> DATA SHOWN:
╔══

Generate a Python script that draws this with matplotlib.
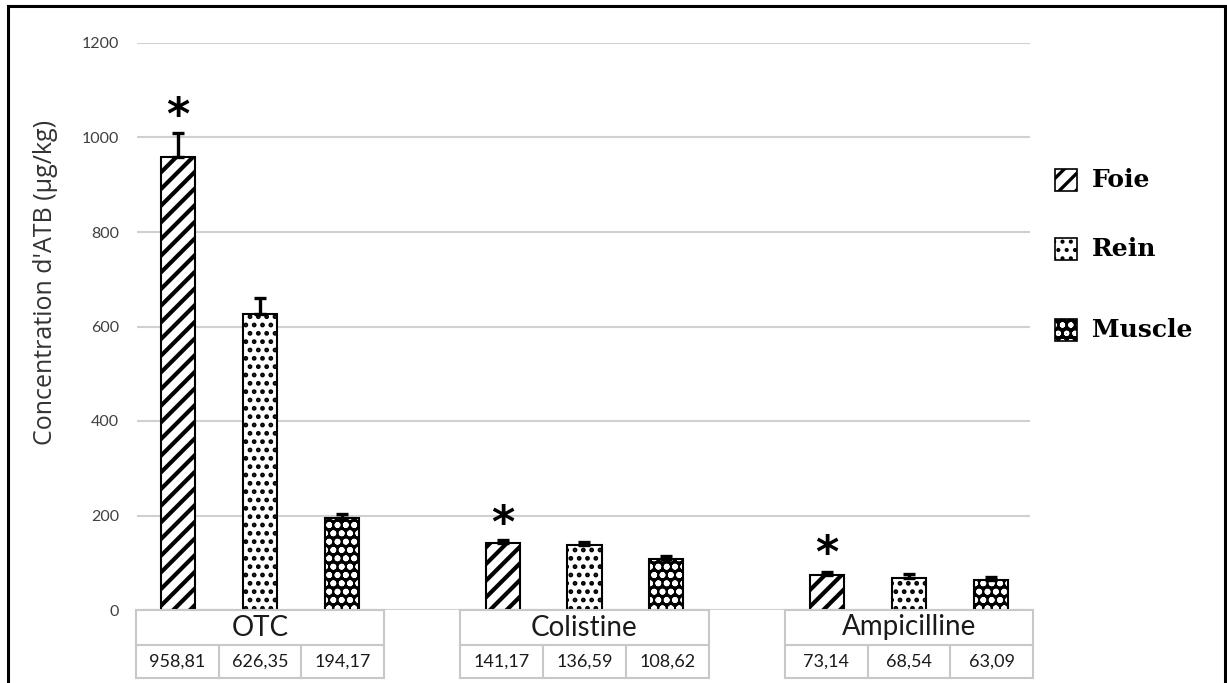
import numpy as np
import matplotlib.pyplot as plt
from matplotlib.patches import Rectangle
from matplotlib.transforms import blended_transform_factory

antibiotics = ["OTC", "Colistine", "Ampicilline"]
tissues = ["Foie", "Rein", "Muscle"]
foie = [958.81, 141.17, 73.14]
rein = [626.35, 136.59, 68.54]
muscle = [194.17, 108.62, 63.09]
err_foie = [50, 7, 7]
err_rein = [34, 7, 7]
err_muscle = [10, 6, 6]
value_labels = [["958,81", "626,35", "194,17"],
                ["141,17", "136,59", "108,62"],
                ["73,14", "68,54", "63,09"]]
star_y = [1045, 180, 117]

plt.rcParams['font.family'] = ['Lato', 'DejaVu Sans']

# hatch style per tissue: (hatch, face, hatch colour, hatch linewidth)
styles = [('//', 'white', 'black', 3.0),
          ('..', 'white', 'black', 2.2),
          ('oo', 'black', 'white', 1.8)]


def hatched_bar(ax, pos, vals, style):
    hatch, face, hcol, hlw = style
    with plt.rc_context({'hatch.linewidth': hlw}):
        ax.bar(pos, vals, width, color=face, edgecolor=hcol, hatch=hatch,
               linewidth=0, zorder=3)
    ax.bar(pos, vals, width, fill=False, edgecolor='black', linewidth=1.5, zorder=4)


fig = plt.figure(figsize=(12.27, 6.83), dpi=100)
ax = fig.add_axes([137/1227, 1 - 610/683, (1030 - 137)/1227, (610 - 43)/683])

x = np.arange(len(antibiotics))
offset = 0.252
width = 0.105
series = [(foie, err_foie), (rein, err_rein), (muscle, err_muscle)]

for i, ((vals, errs), st) in enumerate(zip(series, styles)):
    pos = x + (i - 1) * offset
    hatched_bar(ax, pos, vals, st)
    ax.errorbar(pos, vals, yerr=[np.zeros(len(errs)), errs], fmt='none',
                ecolor='black', elinewidth=2.4, capsize=4.5, capthick=2.4, zorder=5)

# significance stars over the Foie bars
for xi, sy in zip(x - offset, star_y):
    ax.text(xi, sy, "*", ha='center', va='center', fontsize=32, fontweight='bold',
            family='DejaVu Sans', color='black')

ax.set_xlim(-0.379, 2.373)
ax.set_ylim(0, 1200)
ax.set_yticks(range(0, 1201, 200))
ax.grid(axis='y', color='#d0d0d0', linewidth=1.5, zorder=0)
ax.tick_params(axis='y', length=0, pad=13, labelsize=11.5, labelcolor='#404040')
ax.tick_params(axis='x', bottom=False, labelbottom=False)
for s in ax.spines.values():
    s.set_visible(False)
ax.set_ylabel("Concentration d'ATB (µg/kg)", fontsize=18, color='#333333',
              family='Open Sans')
ax.yaxis.set_label_coords(-0.089, 0.578)

# data table under the bars
tr = blended_transform_factory(ax.transData, ax.transAxes)
h1 = 35 / 567
h2 = 68 / 567
half = 0.383
for xi, name, labs in zip(x, antibiotics, value_labels):
    kw = dict(transform=tr, color='#c8c8c8', linewidth=1.5, clip_on=False, zorder=6)
    ax.plot([xi - half, xi + half], [0, 0], **kw)
    ax.plot([xi - half, xi + half], [-h1, -h1], **kw)
    ax.plot([xi - half, xi + half], [-h2, -h2], **kw)
    ax.plot([xi - half, xi - half], [0, -h2], **kw)
    ax.plot([xi + half, xi + half], [0, -h2], **kw)
    for k in (1, 2):
        xd = xi - half + k * 2 * half / 3
        ax.plot([xd, xd], [-h1, -h2], **kw)
    ax.text(xi, -h1 / 2, name, transform=tr, ha='center', va='center',
            fontsize=20, color='#1a1a1a')
    for k, lab in enumerate(labs):
        xc = xi - half + (k + 0.5) * 2 * half / 3
        ax.text(xc, -(h1 + h2) / 2, lab, transform=tr, ha='center', va='center',
                fontsize=13, color='#1a1a1a')

# legend on the right, drawn by hand
legend_y = [180, 249, 330]
for name, st, ly in zip(tissues, styles, legend_y):
    hatch, face, hcol, hlw = st
    box = (1055/1227, 1 - (ly + 11)/683)
    bw, bh = 22/1227, 22/683
    with plt.rc_context({'hatch.linewidth': hlw * 0.8}):
        fig.add_artist(Rectangle(box, bw, bh, transform=fig.transFigure,
                                 facecolor=face, edgecolor=hcol, hatch=hatch, linewidth=0))
    fig.add_artist(Rectangle(box, bw, bh, transform=fig.transFigure,
                             fill=False, edgecolor='black', linewidth=1.2))
    fig.text(1092/1227, 1 - ly/683, name, ha='left', va='center', family='DejaVu Serif',
             fontweight='bold', fontsize=18)

# outer frame
fig.add_artist(Rectangle((8/1227, -0.05), (1225 - 8)/1227, 1.05 - 6/683,
                         transform=fig.transFigure, fill=False, edgecolor='black',
                         linewidth=2.2))

fig.savefig("out.png", dpi=100)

╚══

> WORK TO DO:
With all pictures left out, please transcribe exactly the lines from the start of the material through the line with "err_rein), (muscle, err_muscle)]".

> REPLY:
Generate a Python script that draws this with matplotlib.
import numpy as np
import matplotlib.pyplot as plt
from matplotlib.patches import Rectangle
from matplotlib.transforms import blended_transform_factory

antibiotics = ["OTC", "Colistine", "Ampicilline"]
tissues = ["Foie", "Rein", "Muscle"]
foie = [958.81, 141.17, 73.14]
rein = [626.35, 136.59, 68.54]
muscle = [194.17, 108.62, 63.09]
err_foie = [50, 7, 7]
err_rein = [34, 7, 7]
err_muscle = [10, 6, 6]
value_labels = [["958,81", "626,35", "194,17"],
                ["141,17", "136,59", "108,62"],
                ["73,14", "68,54", "63,09"]]
star_y = [1045, 180, 117]

plt.rcParams['font.family'] = ['Lato', 'DejaVu Sans']

# hatch style per tissue: (hatch, face, hatch colour, hatch linewidth)
styles = [('//', 'white', 'black', 3.0),
          ('..', 'white', 'black', 2.2),
          ('oo', 'black', 'white', 1.8)]


def hatched_bar(ax, pos, vals, style):
    hatch, face, hcol, hlw = style
    with plt.rc_context({'hatch.linewidth': hlw}):
        ax.bar(pos, vals, width, color=face, edgecolor=hcol, hatch=hatch,
               linewidth=0, zorder=3)
    ax.bar(pos, vals, width, fill=False, edgecolor='black', linewidth=1.5, zorder=4)


fig = plt.figure(figsize=(12.27, 6.83), dpi=100)
ax = fig.add_axes([137/1227, 1 - 610/683, (1030 - 137)/1227, (610 - 43)/683])

x = np.arange(len(antibiotics))
offset = 0.252
width = 0.105
series = [(foie, err_foie), (rein, err_rein), (muscle, err_muscle)]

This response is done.